## begin
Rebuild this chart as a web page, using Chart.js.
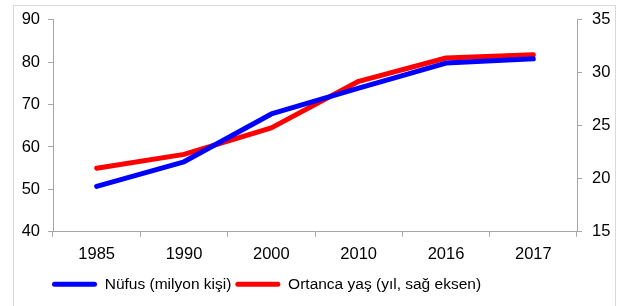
<!DOCTYPE html>
<html>
<head>
<meta charset="utf-8">
<script src="https://cdn.jsdelivr.net/npm/chart.js@4/dist/chart.umd.min.js"></script>
<style>
  html, body { margin: 0; padding: 0; background: #fff; }
  #wrap { position: relative; width: 630px; height: 306px; }
  #frame { position: absolute; left: 13px; top: 5px; width: 603px; height: 310px; border: 1px solid #d9d9d9; box-sizing: border-box; }
  canvas { position: absolute; left: 0; top: 0; }
</style>
</head>
<body>
<div id="wrap">
  <div id="frame"></div>
  <canvas id="chart" width="630" height="306"></canvas>
</div>
<script>
// Nüfus ve ortanca yaş

const years = ['1985', '1990', '2000', '2010', '2016', '2017'];
const population = [50.7, 56.5, 67.8, 73.9, 79.8, 80.8];   // milyon kişi
const medianAge = [21.0, 22.3, 24.8, 29.2, 31.4, 31.7];    // yıl, sağ eksen

const leftTicks = [40, 50, 60, 70, 80, 90];
const rightTicks = [15, 20, 25, 30, 35];

const axisColor = '#a6a6a6';
const font = { family: 'Liberation Sans, Arial, sans-serif', size: 16.5 };
const legendFont = { family: 'Liberation Sans, Arial, sans-serif', size: 15.5 };

Chart.defaults.font = font;
Chart.defaults.color = '#000';

// legend sits left of centre in the original
const legendShift = {
  id: 'legendShift',
  afterLayout(chart){ if (chart.legend) chart.legend.left = 48; }
};

new Chart(document.getElementById('chart').getContext('2d'), {
  type: 'line',
  data: {
    labels: years,
    datasets: [
      { label: 'Nüfus (milyon kişi)', data: population, yAxisID: 'y',
        borderColor: '#0000ff', backgroundColor: '#0000ff', borderWidth: 5,
        borderCapStyle: 'round', borderJoinStyle: 'round', pointRadius: 0, tension: 0, clip: false },
      { label: 'Ortanca yaş (yıl, sağ eksen)', data: medianAge, yAxisID: 'y1',
        borderColor: '#ff0000', backgroundColor: '#ff0000', borderWidth: 5,
        borderCapStyle: 'round', borderJoinStyle: 'round', pointRadius: 0, tension: 0, clip: false }
    ]
  },
  options: {
    responsive: false,
    animation: false,
    layout: { padding: { left: 4, right: 14, top: 19, bottom: 4 } },
    plugins: {
      tooltip: { enabled: false },
      legend: {
        position: 'bottom',
        align: 'start',
        labels: {
          boxWidth: 45, boxHeight: 5, useBorderRadius: true, borderRadius: 2.5, padding: 4, font: legendFont,
          generateLabels: (chart) => Chart.defaults.plugins.legend.labels.generateLabels(chart)
            .map(l => Object.assign(l, { lineWidth: 0 }))
        }
      }
    },
    scales: {
      x: {
        offset: true,
        grid: { display: true, drawOnChartArea: false, offset: true, color: axisColor, tickLength: 5, tickColor: axisColor },
        border: { color: axisColor, width: 1 },
        ticks: { padding: 8, font }
      },
      y: {
        position: 'left', min: 40, max: 90,
        afterBuildTicks: (ax) => { ax.ticks = leftTicks.map(v => ({ value: v })); },
        grid: { display: true, drawOnChartArea: false, color: axisColor, tickLength: 5 },
        border: { color: axisColor, width: 1 },
        ticks: { padding: 8, font },
        afterFit: (ax) => { ax.width = 49; }
      },
      y1: {
        position: 'right', min: 15, max: 35,
        afterBuildTicks: (ax) => { ax.ticks = rightTicks.map(v => ({ value: v })); },
        grid: { display: true, drawOnChartArea: false, color: axisColor, tickLength: 5 },
        border: { color: axisColor, width: 1 },
        ticks: { padding: 10, font },
        afterFit: (ax) => { ax.width = 39; }
      }
    }
  },
  plugins: [legendShift]
});
</script>
</body>
</html>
## end
Without the pictures, repeat the listing above exactly.

• [THE COMPLETED TASK]
Rebuild this chart as a web page, using Chart.js.
<!DOCTYPE html>
<html>
<head>
<meta charset="utf-8">
<script src="https://cdn.jsdelivr.net/npm/chart.js@4/dist/chart.umd.min.js"></script>
<style>
  html, body { margin: 0; padding: 0; background: #fff; }
  #wrap { position: relative; width: 630px; height: 306px; }
  #frame { position: absolute; left: 13px; top: 5px; width: 603px; height: 310px; border: 1px solid #d9d9d9; box-sizing: border-box; }
  canvas { position: absolute; left: 0; top: 0; }
</style>
</head>
<body>
<div id="wrap">
  <div id="frame"></div>
  <canvas id="chart" width="630" height="306"></canvas>
</div>
<script>
// Nüfus ve ortanca yaş

const years = ['1985', '1990', '2000', '2010', '2016', '2017'];
const population = [50.7, 56.5, 67.8, 73.9, 79.8, 80.8];   // milyon kişi
const medianAge = [21.0, 22.3, 24.8, 29.2, 31.4, 31.7];    // yıl, sağ eksen

const leftTicks = [40, 50, 60, 70, 80, 90];
const rightTicks = [15, 20, 25, 30, 35];

const axisColor = '#a6a6a6';
const font = { family: 'Liberation Sans, Arial, sans-serif', size: 16.5 };
const legendFont = { family: 'Liberation Sans, Arial, sans-serif', size: 15.5 };

Chart.defaults.font = font;
Chart.defaults.color = '#000';

// legend sits left of centre in the original
const legendShift = {
  id: 'legendShift',
  afterLayout(chart){ if (chart.legend) chart.legend.left = 48; }
};

new Chart(document.getElementById('chart').getContext('2d'), {
  type: 'line',
  data: {
    labels: years,
    datasets: [
      { label: 'Nüfus (milyon kişi)', data: population, yAxisID: 'y',
        borderColor: '#0000ff', backgroundColor: '#0000ff', borderWidth: 5,
        borderCapStyle: 'round', borderJoinStyle: 'round', pointRadius: 0, tension: 0, clip: false },
      { label: 'Ortanca yaş (yıl, sağ eksen)', data: medianAge, yAxisID: 'y1',
        borderColor: '#ff0000', backgroundColor: '#ff0000', borderWidth: 5,
        borderCapStyle: 'round', borderJoinStyle: 'round', pointRadius: 0, tension: 0, clip: false }
    ]
  },
  options: {
    responsive: false,
    animation: false,
    layout: { padding: { left: 4, right: 14, top: 19, bottom: 4 } },
    plugins: {
      tooltip: { enabled: false },
      legend: {
        position: 'bottom',
        align: 'start',
        labels: {
          boxWidth: 45, boxHeight: 5, useBorderRadius: true, borderRadius: 2.5, padding: 4, font: legendFont,
          generateLabels: (chart) => Chart.defaults.plugins.legend.labels.generateLabels(chart)
            .map(l => Object.assign(l, { lineWidth: 0 }))
        }
      }
    },
    scales: {
      x: {
        offset: true,
        grid: { display: true, drawOnChartArea: false, offset: true, color: axisColor, tickLength: 5, tickColor: axisColor },
        border: { color: axisColor, width: 1 },
        ticks: { padding: 8, font }
      },
      y: {
        position: 'left', min: 40, max: 90,
        afterBuildTicks: (ax) => { ax.ticks = leftTicks.map(v => ({ value: v })); },
        grid: { display: true, drawOnChartArea: false, color: axisColor, tickLength: 5 },
        border: { color: axisColor, width: 1 },
        ticks: { padding: 8, font },
        afterFit: (ax) => { ax.width = 49; }
      },
      y1: {
        position: 'right', min: 15, max: 35,
        afterBuildTicks: (ax) => { ax.ticks = rightTicks.map(v => ({ value: v })); },
        grid: { display: true, drawOnChartArea: false, color: axisColor, tickLength: 5 },
        border: { color: axisColor, width: 1 },
        ticks: { padding: 10, font },
        afterFit: (ax) => { ax.width = 39; }
      }
    }
  },
  plugins: [legendShift]
});
</script>
</body>
</html>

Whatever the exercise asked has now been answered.